(Some records)
::::::
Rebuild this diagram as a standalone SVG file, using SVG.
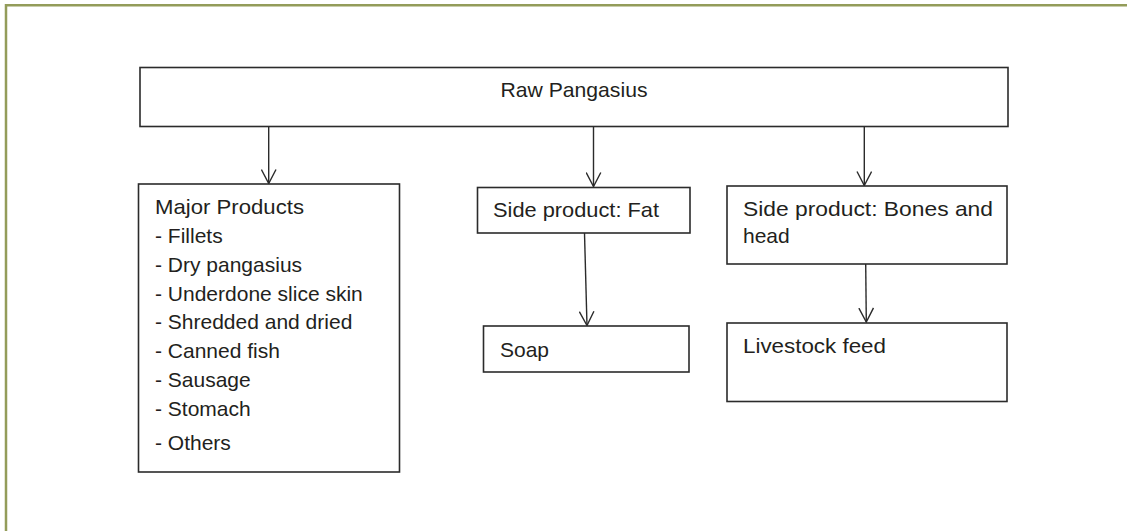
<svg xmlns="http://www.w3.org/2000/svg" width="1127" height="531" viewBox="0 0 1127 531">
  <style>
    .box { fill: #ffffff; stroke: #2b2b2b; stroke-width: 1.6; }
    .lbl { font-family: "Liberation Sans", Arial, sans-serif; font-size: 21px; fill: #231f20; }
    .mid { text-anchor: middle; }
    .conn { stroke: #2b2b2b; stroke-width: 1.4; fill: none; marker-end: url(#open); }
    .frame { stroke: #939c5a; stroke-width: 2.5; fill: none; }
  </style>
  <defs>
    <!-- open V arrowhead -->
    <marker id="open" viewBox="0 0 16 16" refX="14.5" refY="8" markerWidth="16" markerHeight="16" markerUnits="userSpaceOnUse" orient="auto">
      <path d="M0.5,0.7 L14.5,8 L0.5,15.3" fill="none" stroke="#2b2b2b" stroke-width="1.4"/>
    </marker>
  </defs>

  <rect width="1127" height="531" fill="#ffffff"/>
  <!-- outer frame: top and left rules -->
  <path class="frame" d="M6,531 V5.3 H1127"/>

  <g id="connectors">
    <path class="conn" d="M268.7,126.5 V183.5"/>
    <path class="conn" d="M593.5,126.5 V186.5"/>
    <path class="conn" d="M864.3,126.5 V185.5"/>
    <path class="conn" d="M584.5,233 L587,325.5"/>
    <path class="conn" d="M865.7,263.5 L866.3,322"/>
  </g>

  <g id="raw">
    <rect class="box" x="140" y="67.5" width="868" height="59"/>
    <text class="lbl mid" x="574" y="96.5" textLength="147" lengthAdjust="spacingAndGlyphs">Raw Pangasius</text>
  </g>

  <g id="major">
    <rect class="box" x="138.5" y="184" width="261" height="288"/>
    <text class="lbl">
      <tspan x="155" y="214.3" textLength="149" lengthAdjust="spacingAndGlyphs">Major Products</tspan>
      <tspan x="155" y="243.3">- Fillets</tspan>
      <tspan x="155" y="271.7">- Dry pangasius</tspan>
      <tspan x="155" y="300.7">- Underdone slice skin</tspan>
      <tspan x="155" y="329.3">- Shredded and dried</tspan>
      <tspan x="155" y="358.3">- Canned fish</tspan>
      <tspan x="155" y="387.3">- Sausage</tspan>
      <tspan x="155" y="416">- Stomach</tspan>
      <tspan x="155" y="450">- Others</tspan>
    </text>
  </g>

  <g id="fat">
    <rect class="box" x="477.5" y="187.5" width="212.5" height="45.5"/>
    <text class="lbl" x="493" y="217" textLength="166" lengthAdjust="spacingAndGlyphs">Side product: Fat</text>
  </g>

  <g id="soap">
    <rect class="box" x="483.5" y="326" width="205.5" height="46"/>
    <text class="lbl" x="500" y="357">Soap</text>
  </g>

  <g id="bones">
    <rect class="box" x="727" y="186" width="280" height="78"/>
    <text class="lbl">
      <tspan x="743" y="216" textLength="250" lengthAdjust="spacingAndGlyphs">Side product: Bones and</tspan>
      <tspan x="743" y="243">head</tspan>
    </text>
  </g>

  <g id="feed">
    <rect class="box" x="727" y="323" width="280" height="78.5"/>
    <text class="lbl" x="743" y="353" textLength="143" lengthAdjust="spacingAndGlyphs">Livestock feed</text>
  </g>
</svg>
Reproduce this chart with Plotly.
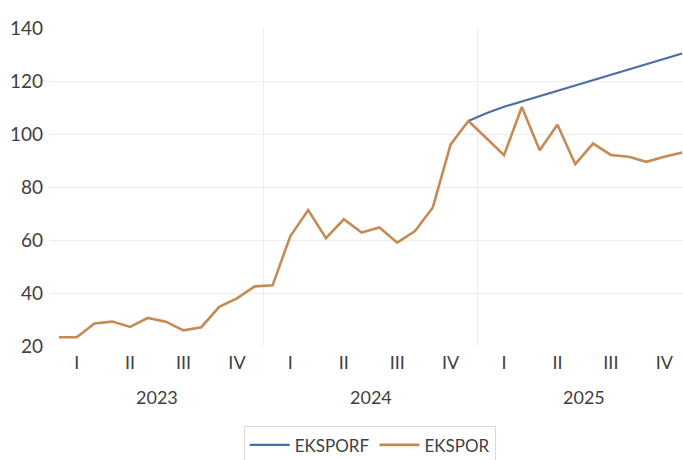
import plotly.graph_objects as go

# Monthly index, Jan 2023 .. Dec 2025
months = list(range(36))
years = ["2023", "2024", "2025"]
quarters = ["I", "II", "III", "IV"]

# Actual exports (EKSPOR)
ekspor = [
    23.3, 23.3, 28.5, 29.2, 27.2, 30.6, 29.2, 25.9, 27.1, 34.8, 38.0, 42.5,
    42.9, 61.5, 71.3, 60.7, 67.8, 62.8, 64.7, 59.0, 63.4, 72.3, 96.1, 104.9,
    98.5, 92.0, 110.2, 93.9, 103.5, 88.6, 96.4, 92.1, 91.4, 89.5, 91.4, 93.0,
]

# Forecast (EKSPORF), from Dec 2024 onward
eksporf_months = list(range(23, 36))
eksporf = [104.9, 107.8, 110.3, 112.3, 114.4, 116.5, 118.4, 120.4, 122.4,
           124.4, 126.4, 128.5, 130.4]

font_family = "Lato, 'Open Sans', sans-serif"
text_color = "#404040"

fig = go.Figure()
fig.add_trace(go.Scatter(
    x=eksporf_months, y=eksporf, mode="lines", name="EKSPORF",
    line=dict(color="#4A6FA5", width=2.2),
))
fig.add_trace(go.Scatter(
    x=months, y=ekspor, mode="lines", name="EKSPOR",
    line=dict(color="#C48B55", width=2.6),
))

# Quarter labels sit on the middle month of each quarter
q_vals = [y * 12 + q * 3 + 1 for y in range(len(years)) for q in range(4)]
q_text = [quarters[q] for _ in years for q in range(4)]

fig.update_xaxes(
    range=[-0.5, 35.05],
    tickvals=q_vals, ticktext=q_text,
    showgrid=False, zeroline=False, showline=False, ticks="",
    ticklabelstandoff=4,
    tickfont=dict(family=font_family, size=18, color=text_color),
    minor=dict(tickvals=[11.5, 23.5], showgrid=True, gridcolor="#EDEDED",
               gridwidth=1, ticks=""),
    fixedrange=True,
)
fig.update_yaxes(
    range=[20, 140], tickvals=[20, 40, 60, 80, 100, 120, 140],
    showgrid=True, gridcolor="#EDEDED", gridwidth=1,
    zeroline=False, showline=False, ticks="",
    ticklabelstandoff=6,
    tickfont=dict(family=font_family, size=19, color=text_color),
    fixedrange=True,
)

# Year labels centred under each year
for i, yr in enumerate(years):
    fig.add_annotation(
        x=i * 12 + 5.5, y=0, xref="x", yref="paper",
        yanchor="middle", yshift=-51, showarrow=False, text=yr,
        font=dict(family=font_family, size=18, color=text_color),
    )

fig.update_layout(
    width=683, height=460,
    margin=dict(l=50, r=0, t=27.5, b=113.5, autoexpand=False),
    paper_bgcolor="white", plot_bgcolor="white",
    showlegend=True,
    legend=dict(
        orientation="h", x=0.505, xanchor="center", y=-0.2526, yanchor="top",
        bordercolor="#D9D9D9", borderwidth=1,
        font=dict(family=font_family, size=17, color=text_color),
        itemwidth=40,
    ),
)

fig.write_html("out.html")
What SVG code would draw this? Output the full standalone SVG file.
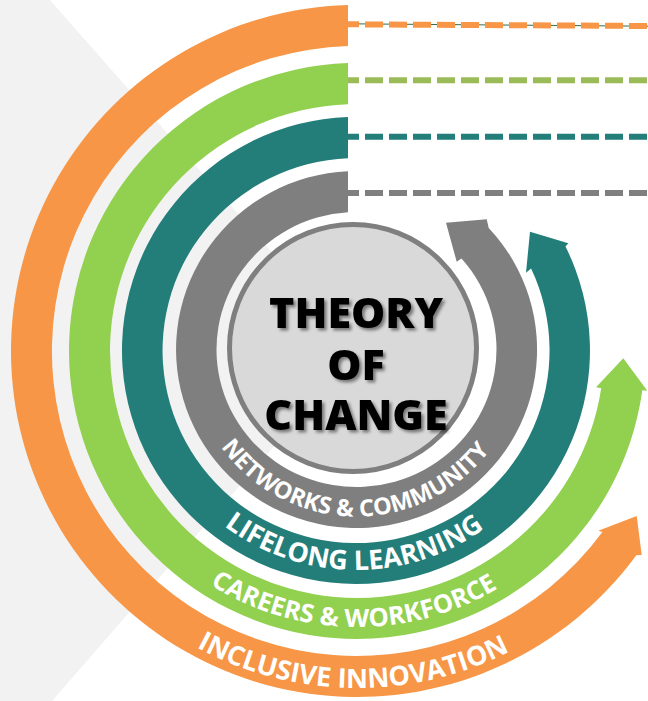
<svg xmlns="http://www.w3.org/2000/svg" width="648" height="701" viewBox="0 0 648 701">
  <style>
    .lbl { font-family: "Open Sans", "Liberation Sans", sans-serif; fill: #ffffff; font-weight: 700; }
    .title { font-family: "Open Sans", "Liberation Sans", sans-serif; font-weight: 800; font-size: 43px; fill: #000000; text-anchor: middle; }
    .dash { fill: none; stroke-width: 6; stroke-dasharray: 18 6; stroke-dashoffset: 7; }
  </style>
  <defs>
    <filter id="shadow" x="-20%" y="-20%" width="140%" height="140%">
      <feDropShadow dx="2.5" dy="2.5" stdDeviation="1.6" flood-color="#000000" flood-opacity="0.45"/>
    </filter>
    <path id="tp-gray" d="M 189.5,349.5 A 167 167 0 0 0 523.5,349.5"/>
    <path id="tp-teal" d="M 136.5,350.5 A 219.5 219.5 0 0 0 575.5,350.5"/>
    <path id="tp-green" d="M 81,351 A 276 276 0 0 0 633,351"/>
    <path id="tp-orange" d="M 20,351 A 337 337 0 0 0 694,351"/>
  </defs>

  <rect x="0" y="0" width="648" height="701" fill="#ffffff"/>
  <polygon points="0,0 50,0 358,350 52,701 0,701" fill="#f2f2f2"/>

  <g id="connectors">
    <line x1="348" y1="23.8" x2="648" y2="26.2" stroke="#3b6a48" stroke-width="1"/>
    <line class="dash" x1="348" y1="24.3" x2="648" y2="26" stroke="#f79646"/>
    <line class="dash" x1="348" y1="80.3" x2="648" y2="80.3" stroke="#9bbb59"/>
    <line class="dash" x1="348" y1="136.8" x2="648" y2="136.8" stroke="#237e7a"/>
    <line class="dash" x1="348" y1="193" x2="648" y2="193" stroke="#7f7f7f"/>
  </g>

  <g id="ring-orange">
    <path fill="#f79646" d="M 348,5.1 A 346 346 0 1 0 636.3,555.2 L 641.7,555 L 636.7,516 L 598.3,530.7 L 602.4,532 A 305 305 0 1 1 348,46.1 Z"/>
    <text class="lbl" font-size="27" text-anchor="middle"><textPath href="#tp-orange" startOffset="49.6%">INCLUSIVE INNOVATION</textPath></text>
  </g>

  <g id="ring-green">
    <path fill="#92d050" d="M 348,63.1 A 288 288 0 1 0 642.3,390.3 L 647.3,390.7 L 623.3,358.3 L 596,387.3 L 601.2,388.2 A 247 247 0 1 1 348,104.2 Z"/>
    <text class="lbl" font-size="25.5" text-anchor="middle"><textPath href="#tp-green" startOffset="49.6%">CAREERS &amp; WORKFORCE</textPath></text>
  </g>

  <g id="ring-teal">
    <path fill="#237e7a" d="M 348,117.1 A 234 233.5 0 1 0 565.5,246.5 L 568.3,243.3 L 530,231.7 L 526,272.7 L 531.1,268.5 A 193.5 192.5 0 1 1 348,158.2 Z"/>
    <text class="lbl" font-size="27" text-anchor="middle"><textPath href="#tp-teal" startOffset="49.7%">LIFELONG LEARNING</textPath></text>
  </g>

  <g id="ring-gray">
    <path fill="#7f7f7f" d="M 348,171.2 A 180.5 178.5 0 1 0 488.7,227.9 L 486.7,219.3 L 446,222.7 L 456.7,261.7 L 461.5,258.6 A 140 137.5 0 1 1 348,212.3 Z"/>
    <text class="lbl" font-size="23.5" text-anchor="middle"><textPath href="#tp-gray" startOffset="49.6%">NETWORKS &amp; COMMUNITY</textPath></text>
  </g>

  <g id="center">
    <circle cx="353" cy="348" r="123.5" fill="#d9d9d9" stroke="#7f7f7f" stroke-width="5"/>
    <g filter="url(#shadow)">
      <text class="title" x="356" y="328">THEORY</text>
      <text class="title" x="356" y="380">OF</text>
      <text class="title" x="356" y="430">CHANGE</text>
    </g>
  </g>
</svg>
::::::
Copy all lines in the listing above where the string "file" appears.

Rebuild this diagram as a standalone SVG file, using SVG.
What SVG code would draw this? Output the full standalone SVG file.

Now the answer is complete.